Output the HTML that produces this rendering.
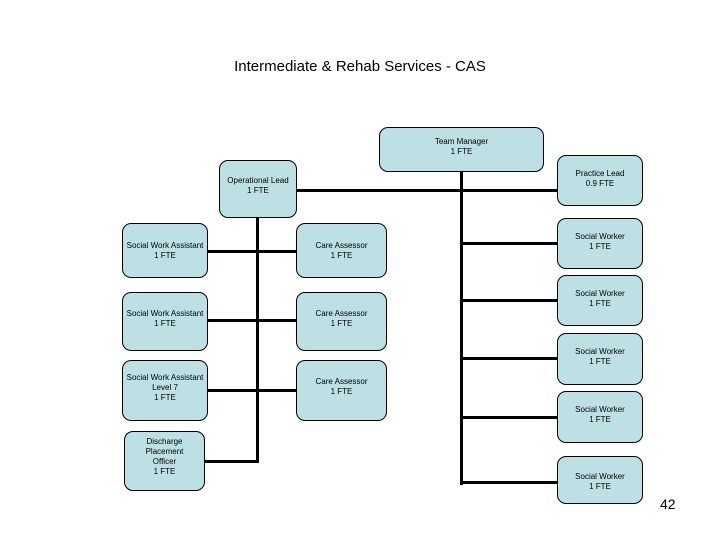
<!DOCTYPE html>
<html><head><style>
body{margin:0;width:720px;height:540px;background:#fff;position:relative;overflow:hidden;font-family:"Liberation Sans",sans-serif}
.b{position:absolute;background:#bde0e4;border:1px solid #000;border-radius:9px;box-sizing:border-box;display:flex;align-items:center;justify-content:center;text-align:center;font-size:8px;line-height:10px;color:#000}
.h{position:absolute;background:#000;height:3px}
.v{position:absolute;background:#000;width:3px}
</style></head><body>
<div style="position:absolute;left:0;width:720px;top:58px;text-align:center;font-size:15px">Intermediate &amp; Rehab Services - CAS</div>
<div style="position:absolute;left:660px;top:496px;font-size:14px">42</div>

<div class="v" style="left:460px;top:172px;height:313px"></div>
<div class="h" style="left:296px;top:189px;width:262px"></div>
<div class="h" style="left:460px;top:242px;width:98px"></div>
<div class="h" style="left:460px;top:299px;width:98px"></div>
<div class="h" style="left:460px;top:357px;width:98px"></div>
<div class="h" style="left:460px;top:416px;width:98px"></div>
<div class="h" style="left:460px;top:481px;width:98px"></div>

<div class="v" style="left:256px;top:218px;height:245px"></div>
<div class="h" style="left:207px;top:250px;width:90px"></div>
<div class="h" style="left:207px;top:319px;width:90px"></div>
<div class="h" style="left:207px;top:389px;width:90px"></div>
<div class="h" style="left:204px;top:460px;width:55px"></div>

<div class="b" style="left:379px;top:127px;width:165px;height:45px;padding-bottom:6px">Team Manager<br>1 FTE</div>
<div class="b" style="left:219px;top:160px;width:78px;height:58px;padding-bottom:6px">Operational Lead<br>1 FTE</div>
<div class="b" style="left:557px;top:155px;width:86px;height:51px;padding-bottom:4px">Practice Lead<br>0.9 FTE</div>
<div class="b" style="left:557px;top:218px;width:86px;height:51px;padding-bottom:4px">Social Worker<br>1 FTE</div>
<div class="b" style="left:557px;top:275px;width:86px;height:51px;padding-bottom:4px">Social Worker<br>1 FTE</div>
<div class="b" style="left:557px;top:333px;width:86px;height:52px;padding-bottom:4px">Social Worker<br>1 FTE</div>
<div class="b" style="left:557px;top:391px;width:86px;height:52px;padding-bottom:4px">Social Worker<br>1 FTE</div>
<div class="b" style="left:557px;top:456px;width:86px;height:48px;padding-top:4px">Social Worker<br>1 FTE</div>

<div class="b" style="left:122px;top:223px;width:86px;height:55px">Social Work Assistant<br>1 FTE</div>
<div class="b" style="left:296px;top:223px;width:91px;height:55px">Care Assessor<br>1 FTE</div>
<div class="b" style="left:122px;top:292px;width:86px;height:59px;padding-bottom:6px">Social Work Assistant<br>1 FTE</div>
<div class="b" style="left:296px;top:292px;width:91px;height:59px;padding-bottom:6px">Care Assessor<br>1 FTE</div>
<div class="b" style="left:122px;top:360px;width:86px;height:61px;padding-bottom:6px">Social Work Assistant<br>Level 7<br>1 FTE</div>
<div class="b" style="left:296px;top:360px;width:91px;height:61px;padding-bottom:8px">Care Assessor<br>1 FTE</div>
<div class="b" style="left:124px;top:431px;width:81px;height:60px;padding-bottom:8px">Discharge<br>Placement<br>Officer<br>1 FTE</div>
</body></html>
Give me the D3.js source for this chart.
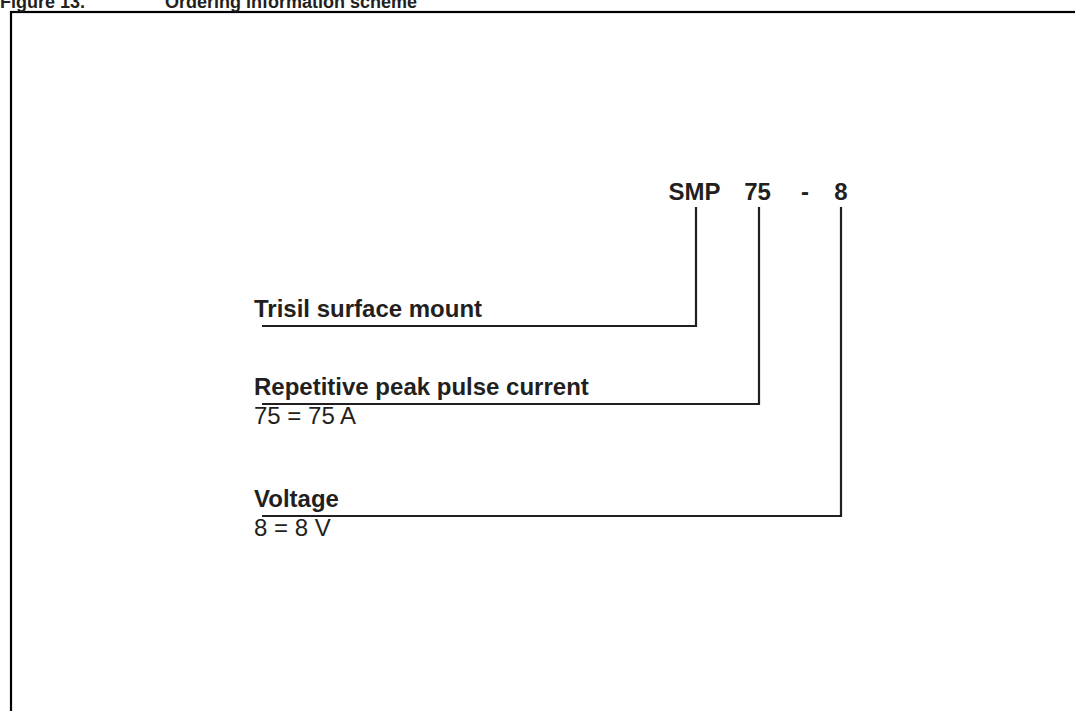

##############################

Work to be completed> Say how many lines in the records contain the string "this", and say nothing else.

Written answer> 2